“Behold, I send you out as sheep in the midst of wolves. Therefore be wise as serpents and harmless as doves. But beware of men, for they will deliver you up to councils and scourge you in their synagogues. You will be brought before governors and kings for My sake, as a testimony to them and to the Gentiles. But when they deliver you up, do not worry about how or what you should speak. For it will be given to you in that hour what you should speak; for it is not you who speak, but the Spirit of your Father who speaks in you.
“Now brother will deliver up brother to death, and a father his child; and children will rise up against parents and cause them to be put to death. And you will be hated by all for My name’s sake. But he who endures to the end will be saved. When they persecute you in this city, flee to another. For assuredly, I say to you, you will not have gone through the cities of Israel before the Son of Man comes. (Matthew 10:16-23)
We’re going to suffer. Jesus expects us to. When Jesus sent his disciples out into the world to proclaim the Good News and to heal people, he warned them that they were defenseless.
What Jesus described to them was, and ever has been, the experience of the Christian church. Without end, portions of the body of Christ have always experienced persecution, from the time of the Romans until the modern era. Usually that opposition came from the outside, but sometimes it came from inside their own families. And how did Jesus suggest his followers respond to persecution? To endure it if necessary, and to flee from it if possible.
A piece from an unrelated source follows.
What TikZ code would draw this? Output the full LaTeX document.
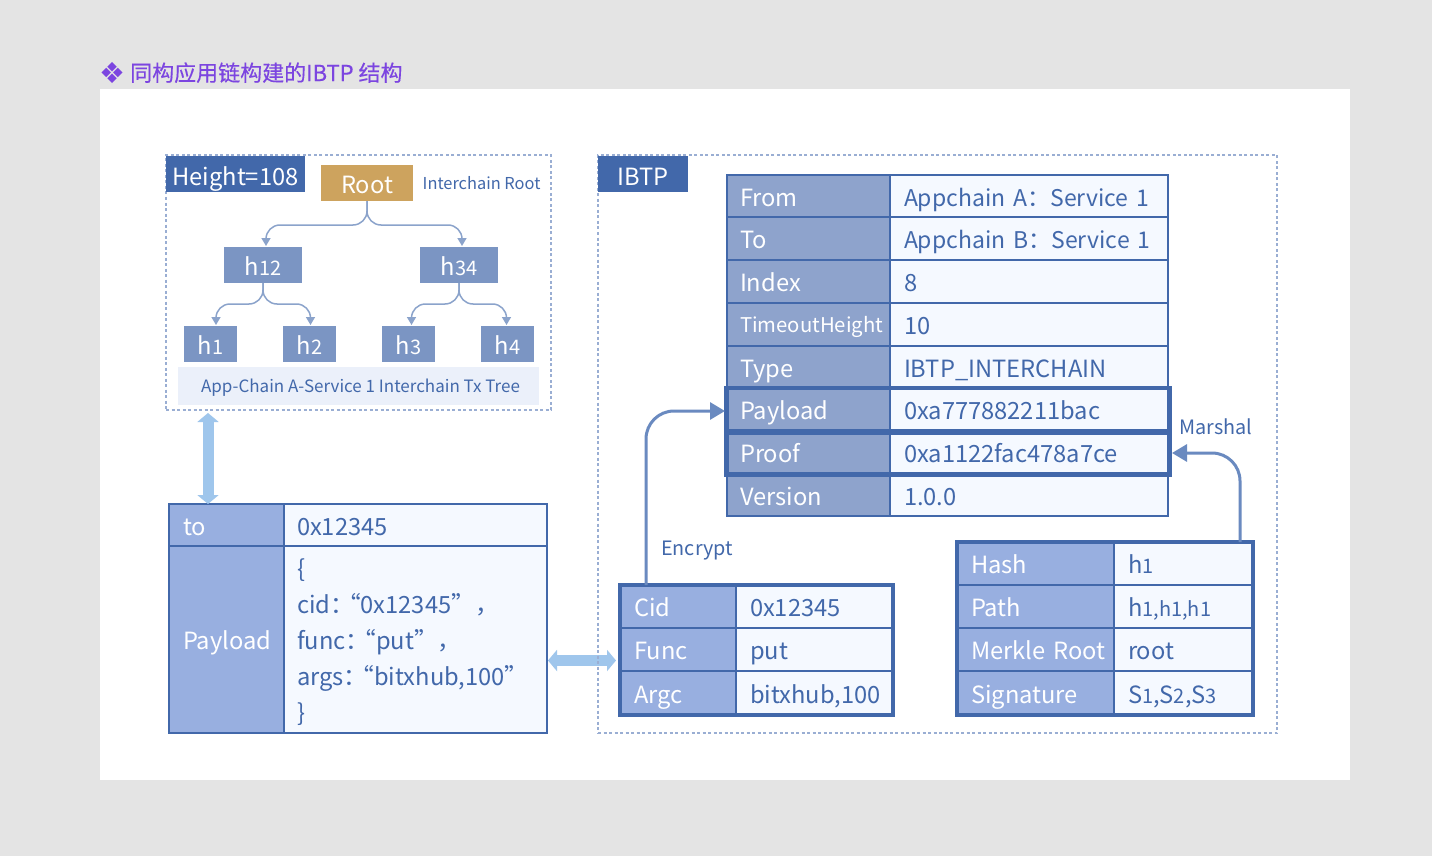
\documentclass[tikz,border=0pt]{standalone}
\usepackage{fontspec}
\setmainfont{Noto Sans CJK SC}
\newfontfamily\symfont{DejaVu Sans}
\newfontfamily\titlefont[FakeBold=0.25]{Noto Sans CJK SC}
\usetikzlibrary{arrows.meta,calc}
\hyphenpenalty=10000
\exhyphenpenalty=10000
\definecolor{bgc}{HTML}{E4E4E4}
\definecolor{hdr}{HTML}{4268AA}
\definecolor{labA}{HTML}{8EA3CC}
\definecolor{labB}{HTML}{98AFE0}
\definecolor{valc}{HTML}{F5F9FF}
\definecolor{treec}{HTML}{7B95C3}
\definecolor{rootc}{HTML}{CDA35E}
\definecolor{bandc}{HTML}{EBF0FA}
\definecolor{lightarrow}{HTML}{9FC6EC}
\definecolor{dashc}{HTML}{9AAED3}
\definecolor{titlec}{HTML}{7C45E0}
\definecolor{connc}{HTML}{8BA3CB}
\definecolor{linkc}{HTML}{6A8AC0}
\newcommand{\sd}[1]{{\fontsize{20}{24}\selectfont #1}}
\newcommand{\myctxtstrut}{\rule[-7.8pt]{0pt}{36pt}}
\newcommand{\ctxt}[1]{\mbox{\myctxtstrut #1}}
\newcommand{\tctxt}[1]{\hspace*{-1pt}\mbox{\myctxtstrut #1}}
\newcommand{\cell}[7]{%
  \pgfmathsetmacro{\cw}{#5-#3}\pgfmathsetmacro{\ch}{#6-#4}%
  \pgfmathsetmacro{\tw}{\cw-28}%
  \node[#2,anchor=north west,minimum height=\ch pt,text width=\tw pt] (#1) at (#3,#4) {#7};}
\tikzset{
  base/.style={inner ysep=0pt,inner xsep=14pt,outer sep=0pt,draw=hdr,line width=2pt,align=left,font=\fontsize{23.7}{36}\selectfont},
  labelA/.style={base,fill=labA,text=white},
  labelB/.style={base,fill=labB,text=white},
  valuecell/.style={base,fill=valc,text=hdr},
  frame/.style={draw=dashc,outer sep=0pt,line width=1.3pt,dash pattern=on 3pt off 2.5pt},
  tag/.style={fill=hdr,text=white,inner sep=0pt,outer sep=0pt,text height=27.4pt,text depth=4.6pt,font=\fontsize{23.7}{28}\selectfont},
  tree/.style={fill=treec,text=white,inner sep=0pt,outer sep=0pt,text height=26pt,text depth=6pt,font=\fontsize{23.7}{28}\selectfont},
  note/.style={text=hdr,inner sep=0pt,text height=16pt,text depth=5pt,font=\fontsize{19.8}{24}\selectfont},
  conn/.style={draw=connc,line width=1.5pt,rounded corners=14pt,-{Triangle[length=8pt,width=9pt]}},
  link/.style={draw=linkc,line width=3pt,rounded corners=28pt,-{Triangle[length=15pt,width=17pt]}},
  bigarrow/.style={draw=lightarrow,line width=11pt,{Triangle[length=9pt,width=21pt]}-{Triangle[length=9pt,width=21pt]}},
  thick box/.style={draw=hdr,line width=4.5pt},
}
\begin{document}
\begin{tikzpicture}[x=1pt,y=-1pt]
\useasboundingbox (0,0) rectangle (1432,856);
\fill[bgc] (0,0) rectangle (1432,856);
\fill[white] (100,89) rectangle (1350,780);
% title
\node[anchor=west,inner sep=0pt,text=titlec,font=\fontsize{22}{26}\selectfont] (title) at (99.5,73) {\raisebox{-1.5pt}{\symfont\fontsize{29}{30}\selectfont ❖}\hspace{4.5pt}\raisebox{1pt}{\titlefont 同构应用链构建的IBTP 结构}};
% band and anchors
\fill[bandc] (178,367) rectangle (539,405);
\node[note,font=\fontsize{17}{22}\selectfont] (band) at (360.5,386.5) {App-Chain A-Service 1 Interchain Tx Tree};
\coordinate (leftframeS) at (208,413);
% nodes of the left panel
\node[tree,fill=rootc,anchor=north west,minimum width=92pt,minimum height=36pt] (root) at (321,165) {Root};
\node[note,anchor=west,font=\fontsize{16.4}{22}\selectfont] (iroot) at (422.5,183.5) {Interchain Root};
\node[tree,anchor=north west,minimum width=78pt,minimum height=36pt] (h12) at (224,247) {h\sd{12}};
\node[tree,anchor=north west,minimum width=78pt,minimum height=36pt] (h34) at (420,247) {h\sd{34}};
\node[tree,anchor=north west,minimum width=53pt,minimum height=36pt] (h1) at (184,326) {h\sd{1}};
\node[tree,anchor=north west,minimum width=53pt,minimum height=36pt] (h2) at (283,326) {h\sd{2}};
\node[tree,anchor=north west,minimum width=53pt,minimum height=36pt] (h3) at (382,326) {h\sd{3}};
\node[tree,anchor=north west,minimum width=53pt,minimum height=36pt] (h4) at (481,326) {h\sd{4}};
% tree connectors
\draw[conn] (root.south) -- ++(0,24) -| ($(h12.north)+(3,-1)$);
\draw[conn] (root.south) -- ++(0,24) -| ($(h34.north)+(3,-1)$);
\draw[conn] (h12.south) -- ++(0,21) -| ($(h1.north)+(5.5,-1)$);
\draw[conn] (h12.south) -- ++(0,21) -| ($(h2.north)+(1,-1)$);
\draw[conn] (h34.south) -- ++(0,21) -| ($(h3.north)+(3,-1)$);
\draw[conn] (h34.south) -- ++(0,21) -| ($(h4.north)+(-1,-1)$);
% lower-left table
\cell{toL}{labelB}{169}{504}{284}{546}{\ctxt{to}}
\cell{toV}{valuecell}{284}{504}{547}{546}{\tctxt{0x12345}}
\cell{payloadL}{labelB}{169}{546}{284}{733}{\ctxt{Payload}}
\cell{payloadV}{valuecell}{284}{546}{547}{733}{\tctxt{\{}\\\tctxt{cid：\hspace{-17pt}“0x12345”，}\\\tctxt{func：\hspace{-17pt}“put”，}\\\tctxt{args：\hspace{-17pt}“bitxhub,100”}\\\tctxt{\}}}
% IBTP table
\cell{fromL}{labelA}{727}{175}{890}{217}{\tctxt{From}}
\cell{fromV}{valuecell}{890}{175}{1168}{217}{\ctxt{\fontsize{23}{36}\selectfont Appchain A：Service 1}}
\cell{tL}{labelA}{727}{217}{890}{260}{\tctxt{To}}
\cell{tV}{valuecell}{890}{217}{1168}{260}{\ctxt{\fontsize{23}{36}\selectfont Appchain B：Service 1}}
\cell{indexL}{labelA}{727}{260}{890}{303}{\tctxt{Index}}
\cell{indexV}{valuecell}{890}{260}{1168}{303}{\ctxt{8}}
\cell{timeL}{labelA}{727}{303}{890}{346}{\tctxt{\raisebox{2pt}{\fontsize{20.3}{26}\selectfont TimeoutHeight}}}
\cell{timeV}{valuecell}{890}{303}{1168}{346}{\ctxt{10}}
\cell{typeL}{labelA}{727}{346}{890}{388}{\tctxt{Type}}
\cell{typeV}{valuecell}{890}{346}{1168}{388}{\ctxt{IBTP\_INTERCHAIN}}
\cell{pL}{labelA}{727}{388}{890}{431}{\tctxt{Payload}}
\cell{pV}{valuecell}{890}{388}{1168}{431}{\ctxt{0xa777882211bac}}
\cell{proofL}{labelA}{727}{431}{890}{474}{\tctxt{Proof}}
\cell{proofV}{valuecell}{890}{431}{1168}{474}{\ctxt{0xa1122fac478a7ce}}
\cell{verL}{labelA}{727}{474}{890}{516}{\tctxt{Version}}
\cell{verV}{valuecell}{890}{474}{1168}{516}{\ctxt{1.0.0}}
\draw[thick box] ($(pL.north west)+(-0.5,0)$) rectangle ($(pV.south east)+(1.5,0)$);
\draw[thick box] ($(proofL.north west)+(-0.5,2)$) rectangle ($(proofV.south east)+(1.5,0.5)$);
% Cid table
\cell{cidL}{labelB}{620}{585}{736}{628}{\ctxt{Cid}}
\cell{cidV}{valuecell}{736}{585}{893}{628}{\ctxt{0x12345}}
\cell{funcL}{labelB}{620}{628}{736}{671}{\ctxt{Func}}
\cell{funcV}{valuecell}{736}{628}{893}{671}{\ctxt{put}}
\cell{argL}{labelB}{620}{671}{736}{715}{\ctxt{Argc}}
\cell{argV}{valuecell}{736}{671}{893}{715}{\ctxt{bitxhub,100}}
\draw[thick box] (cidL.north west) rectangle (argV.south east);
% Hash table
\cell{hashL}{labelB}{957}{542}{1114}{585}{\ctxt{Hash}}
\cell{hashV}{valuecell}{1114}{542}{1253}{585}{\ctxt{h\sd{1}}}
\cell{pathL}{labelB}{957}{585}{1114}{628}{\ctxt{Path}}
\cell{pathV}{valuecell}{1114}{585}{1253}{628}{\ctxt{h\sd{1,h1,h1}}}
\cell{merkL}{labelB}{957}{628}{1114}{671}{\ctxt{Merkle Root}}
\cell{merkV}{valuecell}{1114}{628}{1253}{671}{\ctxt{root}}
\cell{sigL}{labelB}{957}{671}{1114}{715}{\ctxt{Signature}}
\cell{sigV}{valuecell}{1114}{671}{1253}{715}{\ctxt{S\sd{1},S\sd{2},S\sd{3}}}
\draw[thick box] (hashL.north west) rectangle (sigV.south east);
% labels
\node[note,anchor=west] (marshal) at (1179.5,428.5) {Marshal};
\node[note,anchor=west] (encrypt) at (661,549.5) {Encrypt};
% connectors
\draw[link] ($(cidL.north west)+(26,0)$) |- ($(pL.west)+(-2,1.5)$);
\draw[link] ($(hashV.north east)+(-13,0)$) |- ($(proofV.east)+(4,0.5)$);
\draw[bigarrow] (leftframeS) -- (toL.north -| leftframeS);
\draw[bigarrow] ($(payloadV.east |- 0,660.5)+(1,0)$) -- ($(cidL.west |- 0,660.5)+(-4,0)$);
% frames
\node[frame,anchor=north west,minimum width=385pt,minimum height=255pt] (leftframe) at (166,155) {};
\node[frame,anchor=north west,minimum width=679pt,minimum height=578pt] (rightframe) at (598,155) {};
\node[tag,anchor=north west,minimum width=139pt,minimum height=36pt] (height) at (166,156) {Height=108};
\node[tag,anchor=north west,minimum width=90pt,minimum height=36pt] (ibtp) at (598,156) {IBTP};
\end{tikzpicture}
\end{document}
Jesus told his disciples that they would not pass through all the cities of Israel before “the son of Man comes.” Although some take Jesus’ words as a prophesy regarding the second coming, the context seems to suggest something else. The twelve went among several villages in Galilee, then Jesus and his disciples went to Jerusalem and Jesus was crucified. Therefore Jesus’ crucifixion and the resurrection were the “coming” Jesus was speaking of: the redemption of humanity, the beginning of the kingdom of God in the hearts of people everywhere. Since Jesus endured the cross and lives with us today, we can endure anything.